Buying another property as a rental can provide ongoing income from tenants, and a vacation home on the beach or mountains is equally attractive. However, you will need to decide whether the home will be a place to live (primary residence) or a place to rent (investment property). Loan specifications are different based on how you plan to utilize the home. EFP can explain the different requirements and help navigate through the process.
Before you starting house hunting, you need to make sure you are looking in the right price range. Getting pre-qualified by EFP will give you a better idea of how much home you can afford based on your current financial situation.
Think about where you will be in the years to come; whether you want to move again or planning to stay long term. This is an important factor when deciding which type of mortgage is best for you.
When a homebuyer is pre-qualified, he or she has provided the lender with the basic information to determine which loan program the homebuyer may qualify for. Whereas, when a homebuyer is pre-approved, the lender has collected, verified and presented the information needed for underwriting and approval.
Your interest rate is the monthly cost you pay on the unpaid balance of your home loan.
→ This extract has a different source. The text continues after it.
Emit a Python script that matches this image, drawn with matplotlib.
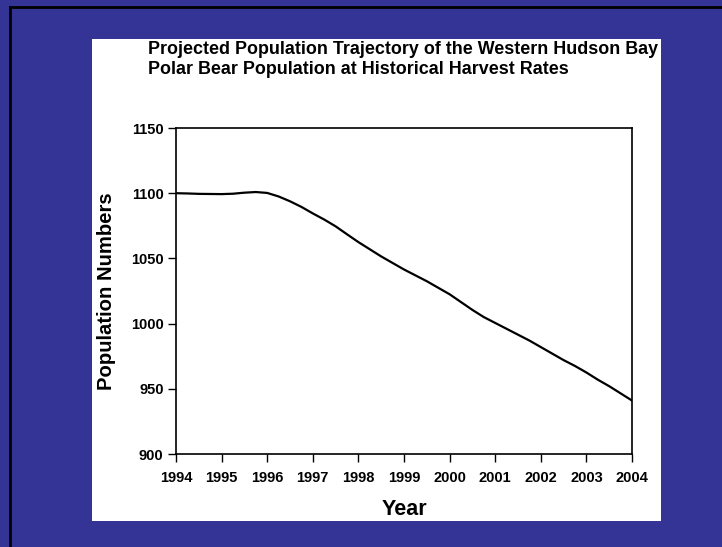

An Annual Percentage Rate (APR) includes both your interest rate and any additional cost or prepaid finance charges such as the origination fee, points, private mortgage insurance, underwriting and processing fees (your actual fees may not include all of these items). While your interest rate is the rate at which you will make your monthly mortgage payments, the APR is a universal measurement that can assist you in comparing the cost of mortgage loans offered by different mortgage lenders.
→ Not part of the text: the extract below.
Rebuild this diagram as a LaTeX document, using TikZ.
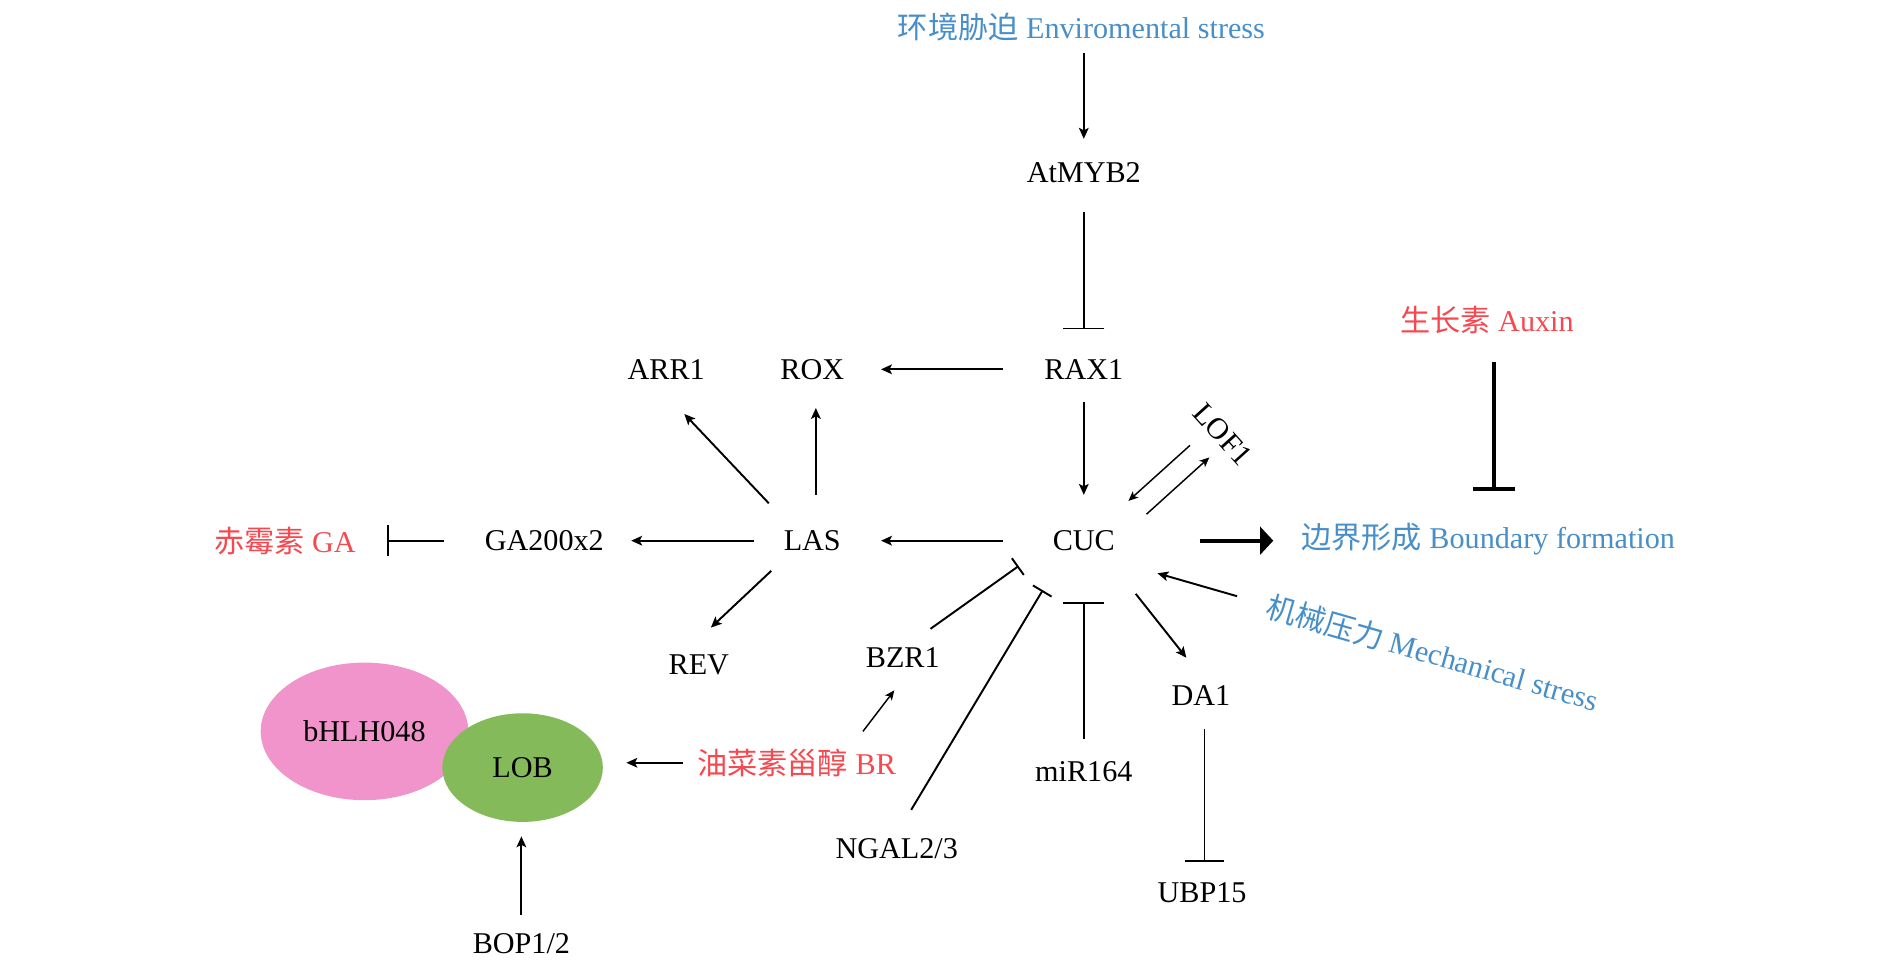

If you have a fully amortizing mortgage, portions of your monthly mortgage payment go toward loan principal and interest. Interest-only mortgage payments include only the interest that is due on the outstanding principal balance. If your mortgage carries mortgage insurance, a portion of your monthly mortgage payment will pay this also, unless the lender has paid your mortgage insurance or you have paid your mortgage insurance upfront. If you have set up an escrow account for your mortgage, then portions also go toward your property taxes and homeowners insurance.